The man is in stable condition. He arrived in the United States last week, before federal health officials began screening travelers from the central Chinese city of Wuhan at Los Angeles, San Francisco and New York’s John F. Kennedy international airports.

The outbreak has grown rapidly in recent days, with authorities in China reporting confirmed cases in multiple cities as hundreds of millions of people in China and elsewhere in Asia are on the move in the run-up to the Lunar New Year, the biggest migration event in the world. The World Health Organization is meeting Wednesday to decide whether to declare the outbreak an international public health emergency.

The CDC is expected to announce details about the U.S. case in a 2 p.m. news conference. Neither his identity, nor his travel route have been publicly released.

Coronaviruses are a large family of viruses ranging from the common cold to much more serious diseases, which can infect both humans and animals, according to WHO. The strain spreading in China is related to two other coronaviruses that have caused major outbreaks in recent years: Middle East respiratory syndrome, also known as MERS, and Severe Acute Respiratory Syndrome, or SARS.
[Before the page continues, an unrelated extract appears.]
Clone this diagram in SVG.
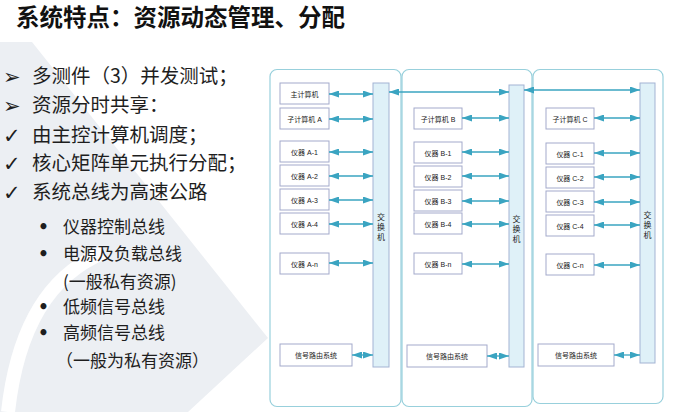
<svg xmlns="http://www.w3.org/2000/svg" width="680" height="412" viewBox="0 0 680 412">
<defs>
<marker id="ah" viewBox="0 0 10 7" refX="10" refY="3.5" markerWidth="10" markerHeight="7" markerUnits="userSpaceOnUse" orient="auto-start-reverse">
<path d="M0,0 L10,3.5 L0,7 Z" fill="#3aa4c1"/>
</marker>
</defs>
<style>
.panel{fill:#ffffff;stroke:#98d0dc;stroke-width:1.2}
.box{fill:#ffffff;stroke:#a3aacb;stroke-width:1}
.sw{fill:#dff1f8;stroke:#a3b3d3;stroke-width:1}
.lbl{font-family:"Liberation Sans","Noto Sans CJK SC",sans-serif;font-size:7px;fill:#222;text-anchor:middle}
.swt{font-family:"Noto Sans CJK SC",sans-serif;font-size:8px;fill:#222;text-anchor:middle}
.con line{stroke:#3aa4c1;stroke-width:1.3;marker-start:url(#ah);marker-end:url(#ah)}
.t1{font-family:"Noto Sans CJK SC",sans-serif;font-size:19.5px;fill:#1e1e1e}
.t2{font-family:"Noto Sans CJK SC",sans-serif;font-size:17px;fill:#1e1e1e}
.bul{font-family:"DejaVu Sans",sans-serif;font-size:21px;font-weight:bold;fill:#1e1e1e}
.dot{font-family:"DejaVu Sans",sans-serif;font-size:17px;font-weight:bold;fill:#1e1e1e}
</style>
<rect width="680" height="412" fill="#ffffff"/>
<g id="background">
<path d="M0,42 L32,42 L268,338 L188,412 L0,412 Z" fill="#eceff3"/>
<path d="M105,252 Q22,285 8,412" fill="none" stroke="#ffffff" stroke-width="14"/>
</g>
<g id="title">
<text x="16" y="25.5" font-family="Noto Sans CJK SC,sans-serif" font-size="23.5" font-weight="bold" fill="#111">系统特点：资源动态管理、分配</text>
</g>
<g id="bullets">
<text class="bul" x="3" y="84">➢</text>
<text class="t1" x="32" y="83">多测件（3）并发测试；</text>
<text class="bul" x="3" y="113">➢</text>
<text class="t1" x="32" y="112">资源分时共享：</text>
<text class="bul" x="3" y="143">✓</text>
<text class="t1" x="32" y="142">由主控计算机调度；</text>
<text class="bul" x="3" y="171">✓</text>
<text class="t1" x="32" y="170">核心矩阵单元执行分配；</text>
<text class="bul" x="3" y="200">✓</text>
<text class="t1" x="32" y="199">系统总线为高速公路</text>
<text class="dot" x="38" y="233">•</text>
<text class="t2" x="63" y="233">仪器控制总线</text>
<text class="dot" x="38" y="260">•</text>
<text class="t2" x="63" y="260">电源及负载总线</text>
<text class="t2" x="63" y="288">(一般私有资源)</text>
<text class="dot" x="38" y="313">•</text>
<text class="t2" x="63" y="313">低频信号总线</text>
<text class="dot" x="38" y="339">•</text>
<text class="t2" x="63" y="339">高频信号总线</text>
<text class="t2" x="56" y="367">（一般为私有资源）</text>
</g>
<g id="panels">
<rect id="panelA" class="panel" x="270" y="69.5" width="131" height="337" rx="7"/>
<rect id="panelB" class="panel" x="402" y="69.5" width="130" height="337" rx="7"/>
<rect id="panelC" class="panel" x="533" y="69.5" width="130" height="334" rx="7"/>
</g>
<g id="switchA"><rect class="sw" x="373" y="83" width="16" height="284"/><text class="swt" x="381" y="220">交<tspan x="381" dy="10">换</tspan><tspan x="381" dy="10">机</tspan></text></g>
<g id="switchB"><rect class="sw" x="509" y="85" width="15" height="282"/><text class="swt" x="516.5" y="222">交<tspan x="516.5" dy="10">换</tspan><tspan x="516.5" dy="10">机</tspan></text></g>
<g id="switchC"><rect class="sw" x="640" y="83" width="15" height="280"/><text class="swt" x="647.5" y="218">交<tspan x="647.5" dy="10">换</tspan><tspan x="647.5" dy="10">机</tspan></text></g>
<g id="mainPC"><rect class="box" x="280" y="83" width="49" height="21"/><text class="lbl" x="304.5" y="96.5">主计算机</text></g>
<g id="subA"><rect class="box" x="280" y="108" width="49" height="21"/><text class="lbl" x="304.5" y="121.5">子计算机 A</text></g>
<g id="A1"><rect class="box" x="280" y="141" width="49" height="21"/><text class="lbl" x="304.5" y="154.5">仪器 A-1</text></g>
<g id="A2"><rect class="box" x="280" y="165" width="49" height="21"/><text class="lbl" x="304.5" y="178.5">仪器 A-2</text></g>
<g id="A3"><rect class="box" x="280" y="189" width="49" height="21"/><text class="lbl" x="304.5" y="202.5">仪器 A-3</text></g>
<g id="A4"><rect class="box" x="280" y="213" width="49" height="21"/><text class="lbl" x="304.5" y="226.5">仪器 A-4</text></g>
<g id="An"><rect class="box" x="280" y="253" width="49" height="21"/><text class="lbl" x="304.5" y="266.5">仪器 A-n</text></g>
<g id="routeA"><rect class="box" x="280" y="344" width="72" height="22"/><text class="lbl" x="316" y="357.5">信号路由系统</text></g>
<g id="subB"><rect class="box" x="414" y="108" width="48" height="21"/><text class="lbl" x="438" y="121.5">子计算机 B</text></g>
<g id="B1"><rect class="box" x="414" y="142" width="48" height="21"/><text class="lbl" x="438" y="155.5">仪器 B-1</text></g>
<g id="B2"><rect class="box" x="414" y="166" width="48" height="21"/><text class="lbl" x="438" y="179.5">仪器 B-2</text></g>
<g id="B3"><rect class="box" x="414" y="190" width="48" height="21"/><text class="lbl" x="438" y="203.5">仪器 B-3</text></g>
<g id="B4"><rect class="box" x="414" y="213" width="48" height="21"/><text class="lbl" x="438" y="226.5">仪器 B-4</text></g>
<g id="Bn"><rect class="box" x="414" y="253" width="48" height="21"/><text class="lbl" x="438" y="266.5">仪器 B-n</text></g>
<g id="routeB"><rect class="box" x="407" y="345" width="80" height="22"/><text class="lbl" x="447" y="358.5">信号路由系统</text></g>
<g id="subC"><rect class="box" x="546" y="108" width="48" height="21"/><text class="lbl" x="570" y="121.5">子计算机 C</text></g>
<g id="C1"><rect class="box" x="546" y="143" width="48" height="21"/><text class="lbl" x="570" y="156.5">仪器 C-1</text></g>
<g id="C2"><rect class="box" x="546" y="167" width="48" height="21"/><text class="lbl" x="570" y="180.5">仪器 C-2</text></g>
<g id="C3"><rect class="box" x="546" y="191" width="48" height="21"/><text class="lbl" x="570" y="204.5">仪器 C-3</text></g>
<g id="C4"><rect class="box" x="546" y="215" width="48" height="21"/><text class="lbl" x="570" y="228.5">仪器 C-4</text></g>
<g id="Cn"><rect class="box" x="546" y="254" width="48" height="21"/><text class="lbl" x="570" y="267.5">仪器 C-n</text></g>
<g id="routeC"><rect class="box" x="538" y="344" width="76" height="22"/><text class="lbl" x="576" y="357.5">信号路由系统</text></g>
<g id="connectors" class="con">
<line x1="329" y1="94" x2="373" y2="94"/>
<line x1="329" y1="119" x2="373" y2="119"/>
<line x1="329" y1="152" x2="373" y2="152"/>
<line x1="329" y1="176" x2="373" y2="176"/>
<line x1="329" y1="200" x2="373" y2="200"/>
<line x1="329" y1="224" x2="373" y2="224"/>
<line x1="329" y1="263" x2="373" y2="263"/>
<line x1="352" y1="355" x2="373" y2="355"/>
<line x1="389" y1="92" x2="509" y2="92"/>
<line x1="524" y1="90" x2="640" y2="90"/>
<line x1="462" y1="118" x2="509" y2="118"/>
<line x1="462" y1="152" x2="509" y2="152"/>
<line x1="462" y1="176" x2="509" y2="176"/>
<line x1="462" y1="201" x2="509" y2="201"/>
<line x1="462" y1="224" x2="509" y2="224"/>
<line x1="462" y1="264" x2="509" y2="264"/>
<line x1="487" y1="356" x2="509" y2="356"/>
<line x1="594" y1="118" x2="640" y2="118"/>
<line x1="594" y1="153" x2="640" y2="153"/>
<line x1="594" y1="177" x2="640" y2="177"/>
<line x1="594" y1="202" x2="640" y2="202"/>
<line x1="594" y1="225" x2="640" y2="225"/>
<line x1="594" y1="265" x2="640" y2="265"/>
<line x1="614" y1="355" x2="640" y2="355"/>
</g>
</svg>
Symptoms of a coronavirus infection include respiratory problems, difficulties breathing, fever and cough, and can lead to severe cases of pneumonia, kidney failure, acute respiratory syndrome (when fluid builds up in the lungs) and death. The elderly, young and those with an already weakened immune system are at a higher risk of developing severe lower-respiratory tract diseases, like bronchitis and pneumonia, according to the Centers for Disease Control and Prevention.